S’agissant du recrutement, la Légion n’a pas de problème d’attractivité. Ce qui lui permet donc d’être sélective. Mais les bonnes prédispositions physiques ne suffisent pas à faire un bon légionnaire… D’où l’importance de la formation initiale, assurée au 4e Régiment Étranger de Castelnaudary.
« C’est là qu’ils sauront véritablement s’ils sont vraiment faits pour être légionnaire. La discipline est sévère, les temps libres inexistants, la promiscuité est de mise : il s’agit d’amalgamer ces hommes tellement différents et que parfois tout oppose et de transformer les antagonismes en fraternité d’armes », détaille le général Mistral. Il n’est donc pas question que les instructeurs jouent les « éducateurs », comme le déplorait un sous-officier du Centres de formation initiale des militaires du rang [CFIM] de la 2e Brigade Blindée, dans les colonnes du Point.
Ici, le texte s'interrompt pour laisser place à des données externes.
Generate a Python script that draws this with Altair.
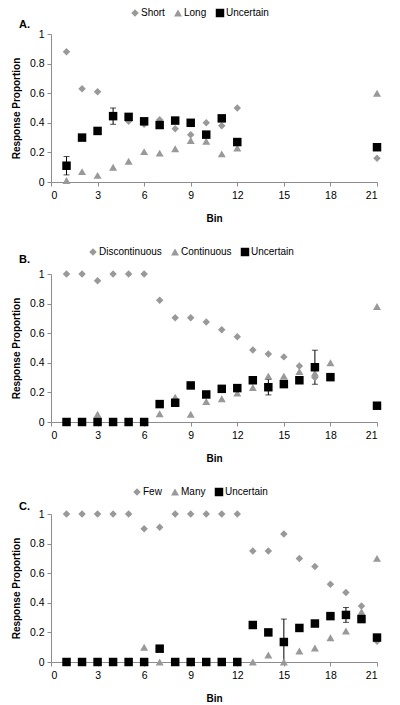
import altair as alt
import pandas as pd

# ---------------- data ----------------
bins_A = [1, 2, 3, 4, 5, 6, 7, 8, 9, 10, 11, 12, 21]
names_A = ["Short", "Long", "Uncertain"]
short_A = [0.88, 0.63, 0.61, 0.45, 0.41, 0.39, 0.42, 0.36, 0.32, 0.40, 0.38, 0.50, 0.16]
long_A = [0.01, 0.07, 0.045, 0.10, 0.14, 0.205, 0.195, 0.225, 0.28, 0.275, 0.19, 0.23, 0.60]
unc_A = [0.11, 0.30, 0.345, 0.445, 0.44, 0.41, 0.385, 0.415, 0.40, 0.32, 0.43, 0.27, 0.235]
err_bins_A = [1, 4]
err_A = [0.062, 0.055]

bins_B = [1, 2, 3, 4, 5, 6, 7, 8, 9, 10, 11, 12, 13, 14, 15, 16, 17, 18, 21]
names_B = ["Discontinuous", "Continuous", "Uncertain"]
disc_B = [1.0, 1.0, 0.955, 1.0, 1.0, 1.0, 0.823, 0.705, 0.705, 0.675, 0.623, 0.576, 0.487, 0.46, 0.44, 0.379, 0.30, 0.30, 0.11]
cont_B = [0, 0, 0.052, 0, 0, 0, 0.056, 0.168, 0.052, 0.139, 0.157, 0.195, 0.233, 0.31, 0.31, 0.341, 0.33, 0.40, 0.78]
unc_B = [0, 0, 0, 0, 0, 0, 0.121, 0.13, 0.247, 0.186, 0.224, 0.229, 0.282, 0.235, 0.256, 0.282, 0.37, 0.303, 0.11]
err_bins_B = [14, 17]
err_B = [0.052, 0.115]

bins_C = list(range(1, 22))
names_C = ["Few", "Many", "Uncertain"]
few_C = [1, 1, 1, 1, 1, 0.90, 0.91, 1, 1, 1, 1, 1, 0.75, 0.75, 0.865, 0.70, 0.646, 0.525, 0.47, 0.378, 0.14]
many_C = [0, 0, 0, 0, 0, 0.10, 0, 0, 0, 0, 0, 0, 0, 0.047, 0, 0.074, 0.095, 0.164, 0.21, 0.34, 0.70]
unc_C = [0, 0, 0, 0, 0, 0, 0.09, 0, 0, 0, 0, 0, 0.25, 0.20, 0.135, 0.23, 0.26, 0.31, 0.318, 0.29, 0.165]
err_bins_C = [15, 19]
err_C = [0.155, 0.05]

x_ticks = [0, 3, 6, 9, 12, 15, 18, 21]
y_ticks = [0, 0.2, 0.4, 0.6, 0.8, 1]

FONT = "Liberation Sans"
GREY = "#999999"
W, H = 326, 148


def panel(label, names, bins, s1, s2, s3, ebins, evals, legend_x, legend_y, title_dy):
    rows = []
    for name, vals in zip(names, [s1, s2, s3]):
        for b, v in zip(bins, vals):
            rows.append({"bin": b, "series": name, "value": v})
    df = pd.DataFrame(rows)
    unc = dict(zip(bins, s3))
    edf = pd.DataFrame({
        "bin": ebins,
        "lo": [unc[b] - e for b, e in zip(ebins, evals)],
        "hi": [unc[b] + e for b, e in zip(ebins, evals)],
    })
    xs = alt.Scale(domain=[0, 21], nice=False, zero=True)
    ys = alt.Scale(domain=[0, 1], nice=False)
    xax = alt.Axis(values=x_ticks, title="Bin", grid=False, labelOverlap=False)
    yax = alt.Axis(values=y_ticks, format="~g", title="Response Proportion", grid=False,
                   labelOverlap=False, tickCount=6)
    X = alt.X("bin:Q", scale=xs, axis=xax)
    leg = alt.Legend(orient="none", legendX=legend_x, legendY=legend_y, direction="horizontal",
                     title=None, symbolSize=30, labelFont=FONT, labelFontSize=10,
                     labelColor="#000", columnPadding=8, labelOffset=1, padding=0,
                     symbolStrokeWidth=0, symbolOpacity=1)
    base_e = alt.Chart(edf)
    rule = base_e.mark_rule(color="black", strokeWidth=1, clip=True).encode(
        x=X, y=alt.Y("lo:Q", scale=ys, axis=yax), y2="hi:Q")
    cap_lo = base_e.mark_tick(color="black", orient="horizontal", size=6, thickness=1, clip=True).encode(
        x=X, y=alt.Y("lo:Q", scale=ys, axis=yax))
    cap_hi = base_e.mark_tick(color="black", orient="horizontal", size=6, thickness=1, clip=True).encode(
        x=X, y=alt.Y("hi:Q", scale=ys, axis=yax))
    pts = alt.Chart(df).mark_point(filled=True, opacity=1, strokeWidth=0).encode(
        x=X,
        y=alt.Y("value:Q", scale=ys, axis=yax),
        shape=alt.Shape("series:N", scale=alt.Scale(domain=names, range=["diamond", "triangle-up", "square"]), legend=leg),
        color=alt.Color("series:N", scale=alt.Scale(domain=names, range=[GREY, GREY, "#000000"]), legend=leg),
        size=alt.Size("series:N", scale=alt.Scale(domain=names, range=[56, 72, 64]), legend=None),
    )
    return alt.layer(rule, cap_lo, cap_hi, pts).properties(
        width=W, height=H,
        title=alt.TitleParams(label, anchor="start", frame="group", orient="top", dx=-32, dy=title_dy,
                              font=FONT, fontSize=11, fontWeight="bold", color="#000"),
    )


pA = panel("A.", names_A, bins_A, short_A, long_A, unc_A, err_bins_A, err_A, 79, -26, 26)
pB = panel("B.", names_B, bins_B, disc_B, cont_B, unc_B, err_bins_B, err_B, 37, -27, 22)
pC = panel("C.", names_C, bins_C, few_C, many_C, unc_C, err_bins_C, err_C, 81, -27, 29)

chart = alt.vconcat(pA, pB, pC, spacing=23).resolve_scale(
    color="independent", shape="independent", size="independent"
).properties(padding={"left": 3, "top": 0, "right": 0, "bottom": 0}).configure_view(stroke=None).configure_axis(
    domainColor="#8c8c8c", tickColor="#8c8c8c", tickSize=4, labelOverlap=False,
    labelFont=FONT, labelFontSize=10.5, labelColor="#000",
    titleFont=FONT, titleFontSize=10, titleFontWeight="bold", titleColor="#000",
).configure_axisY(labelPadding=3, titlePadding=8).configure_axisX(labelPadding=4, titlePadding=13)

chart.save("out.html", embed_options={"renderer": "svg", "actions": False})
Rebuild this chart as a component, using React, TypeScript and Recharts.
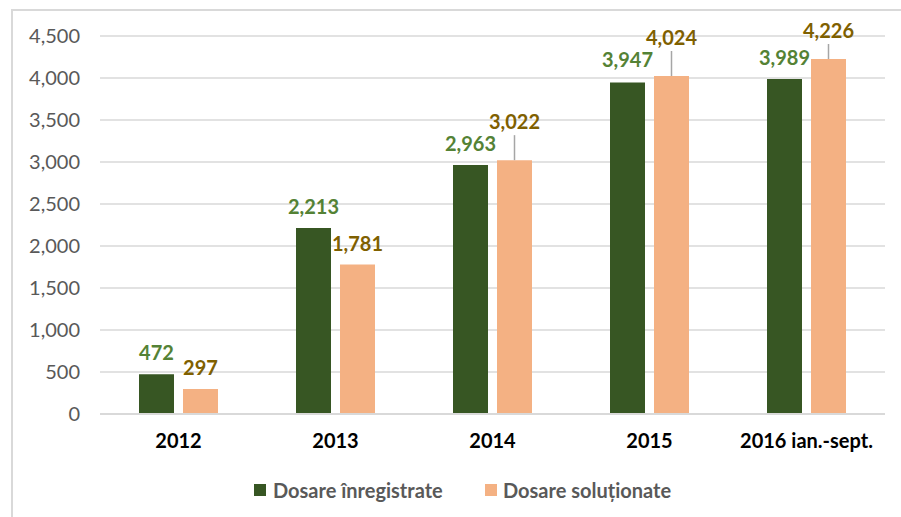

« Regroupés pendant cinq semaines dans une ferme isolée, les futurs légionnaires sont à nu : ils doivent pendant cette période, oublier pays, famille, amis, effets personnels, téléphone mobile et n’ont d’autre choix que de se tourner les uns vers les autres pour surmonter ensemble les efforts individuels et collectifs que l’on attend d’eux et auxquels ils ne sont pas habitués. C’est dans les difficultés et la dureté des premiers pas que prend naissance l’estime de l’autre, quelle que soit sa nationalité ou sa religion, l’amitié et la fraternité d’armes », explique le général Mistral.
Ensuite, l’instruction des futurs légionnaires repose sur trois principes auxquels il n’est pas question de déroger : l’égalité des chances, le travail et le mérite. « C’est là aussi qu’ils apprennent que nulle spécificité nationale dans le style de commandement, la vie quotidienne ou au combat ne viendra prendre le pas sur un enseignement de ces fondamentaux ‘à la française' », insiste le COMLE.
L’amalgame des nationalités est une chose. Mais il faut également arriver à faire celui des générations. « Le légionnaire expérimenté guide le novice. Certains d’entre eux, après ce temps incontournable en unité de combat, pourront acquérir une spécialité qui orientera leur carrière mais qui n’en fera jamais définitivement des spécialistes car ils resteront avant tout des combattants », souligne-t-il.
Enfin, le quatrième pilier du « système Légion » est la solidarité à l’endroit des anciens légionnaires. Dans un éditorial publié début janvier, le général Mistral avait particulièrement insisté sur point. « la solidarité légionnaire est toujours le ciment qui unit les étrangers entre eux, par l’acceptation et la tolérance et qui en fait des frères d’armes au service de la France », avait-il insisté.